Did Lincoln Really Free the Slaves?

I researched the question after learning why the tax deadline this year is April 18. CNNexplained that the “…bonus days come thanks to Emancipation Day, a little-known Washington, D.C. holiday that celebrates the freeing of the slaves in the district. The text of the Emancipation Proclamation (which is so famous in our history that it is capitalized) shows clearly that the Lincoln did not intend to free slaves except in parts of the country that were in rebellion. The proclamation very clearly did not free any slaves in Union states or areas in rebellious states that had been supportive of the Union. I recommend reading the lengthy proclamation at the link. The proclamation did not apply to 13 parishes of Louisiana, forty-eight counties of West Virginia, and seven counties of Virginia. It is stated those “…excepted parts are for the present left precisely as if this proclamation were not issued.”

Lincoln had previously taken the position that he would free none of the slaves, all of the slaves or some of the slaves depending on which approach would help preserve the Union. The text of the proclamation makes it clear he settled on it idea of freeing some of the slaves. However, I was surprised to read one article at findarticles.com that takes the position he was completely indifferent to the issue of slavery. Lincoln was relaxing and in a good mood after winning reelection, and one visitor mentioned “the vexatious slavery matter.” Lincoln responded with “…the story of the Kentucky Justice of the Peace whose first case was a criminal prosecution for abuse of slaves. Unable to find any precedent, he exclaimed angrily, ‘I will be damned if I don’t feel sorry for being elected when the n…..s is the first thing I will attend to’.” (The author of the article refused to use elision in reporting his use of the offensive word, “Since Lincoln supporters are in a state of constant denial.”)

The author continues with his analysis of the Emancipation Proclamation that, “No other American story is so enduring. No other American story is so comforting. No other American story is so false.” The denial continues, “The testimony of sixteen thousand books and monographs to the contrary notwithstanding, it is not a real emancipation proclamation at all, and did not liberate African-American slaves.” John F. Hume, the Missouri anti-slavery leader, was said to have told Lincoln the proclamation “…did not…whatever it may have otherwise accomplished at the time it was issued, liberate a single slave.” Henry Clay Whitney “…said the Proclamation was a mirage and that Lincoln knew it was a mirage.” Secretary of State Henry Steward said the Proclamation was an illusion in which “we show our sympathy with the slaves by emancipating the slaves where we cannot reach them and holding them in bondage where we can set them free.”

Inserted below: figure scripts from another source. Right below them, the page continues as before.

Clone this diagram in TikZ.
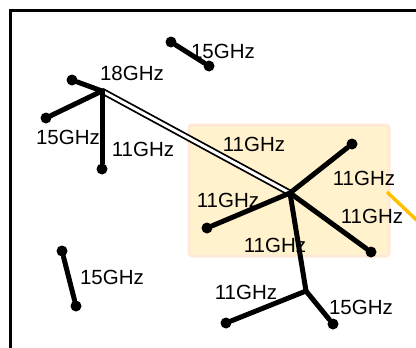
\documentclass[tikz,border=0pt]{standalone}
\usepackage{fontspec}
\setmainfont{Liberation Sans}
\begin{document}
\begin{tikzpicture}[x=1pt,y=-1pt,
  dot/.style={circle,fill=black,inner sep=0pt,minimum size=11pt},
  link/.style={line width=5pt,line cap=round,line join=round},
  dlink/.style={line width=1.8pt,double=white,double distance=3pt},
  lbl/.style={inner sep=0pt,font=\fontsize{20.5}{24}\selectfont},
  zone/.style={fill=zonefill,draw=zoneedge,line width=3pt,rounded corners=3pt},
  feed/.style={draw=feedcol,line width=3.5pt}]
\definecolor{zonefill}{HTML}{FFF2CC}
\definecolor{zoneedge}{HTML}{FFE9D6}
\definecolor{feedcol}{HTML}{FFC000}
\useasboundingbox (0,0) rectangle (416,348);
\clip (0,0) rectangle (416,348);
% frame
\draw[line width=3pt] (10,360) |- (430,10);
% highlighted zone
\node[zone,minimum width=200pt,minimum height=131pt,inner sep=0pt] (zone) at (289,190.5) {};
% feed line
\coordinate (f1) at (387,192);
\coordinate (f2) at (425,228);
\draw[feed] (f1) -- (f2);
% hubs
\coordinate (A) at (102,91);
\coordinate (B) at (290,193);
\coordinate (C) at (306,291);
% dots
\node[dot] (a1) at (72,80) {};
\node[dot] (a2) at (46,118) {};
\node[dot] (a3) at (102,169) {};
\node[dot] (t1) at (171,42) {};
\node[dot] (t2) at (209,66) {};
\node[dot] (b1) at (352,144) {};
\node[dot] (b2) at (207,228) {};
\node[dot] (b3) at (371,252) {};
\node[dot] (c1) at (226,323) {};
\node[dot] (c2) at (333,324) {};
\node[dot] (l1) at (62,251) {};
\node[dot] (l2) at (76,306) {};
% links
\draw[dlink] (A) -- (B);
\draw[link] (A) -- (a1);
\draw[link] (A) -- (a2);
\draw[link] (A) -- (a3);
\draw[link] (t1) -- (t2);
\draw[link] (B) -- (b1);
\draw[link] (B) -- (b2);
\draw[link] (B) -- (b3);
\draw[link] (B) -- (C);
\draw[link] (C) -- (c1);
\draw[link] (C) -- (c2);
\draw[link] (l1) -- (l2);
% labels
\node[lbl] (L1) at (223,51) {15GHz};
\node[lbl] (L2) at (132,73) {18GHz};
\node[lbl] (L3) at (68,137) {15GHz};
\node[lbl] (L4) at (143,149) {11GHz};
\node[lbl] (L5) at (254,144) {11GHz};
\node[lbl] (L6) at (364,178) {11GHz};
\node[lbl] (L7) at (228,200) {11GHz};
\node[lbl] (L8) at (372,216) {11GHz};
\node[lbl] (L9) at (275,245) {11GHz};
\node[lbl] (L10) at (246,292) {11GHz};
\node[lbl] (L11) at (361,307) {15GHz};
\node[lbl] (L12) at (112,277) {15GHz};
\end{tikzpicture}
\end{document}
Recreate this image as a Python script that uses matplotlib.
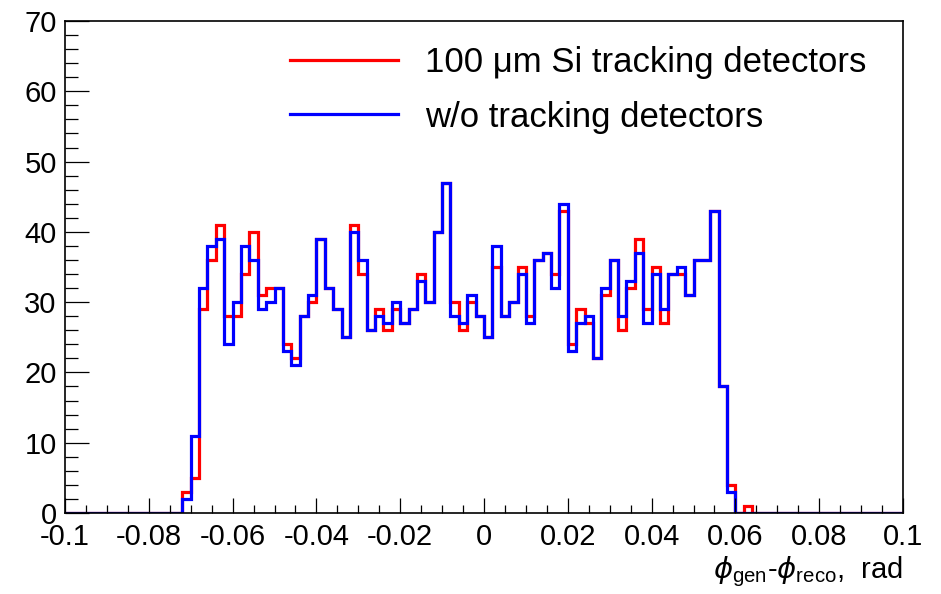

What the proclamation did accomplish was change how history views the Civil War. It was said after the proclamation and continues to be said today that the Civil War was fought to free the slaves

For skeptics or those who are astonished by the information, I suggest an Internet search using the title of this posting. There are several references that provide the same information, although most are written with more understanding about the difficulty of what Lincoln needed to do as President and Commander-In-Chief. I did find it interesting that there are several mentions that Lincoln was convinced whites and blacks could never live together as equals, and his solution was resettling freed blacks in Africa and Latin America in a process he called “colonization.”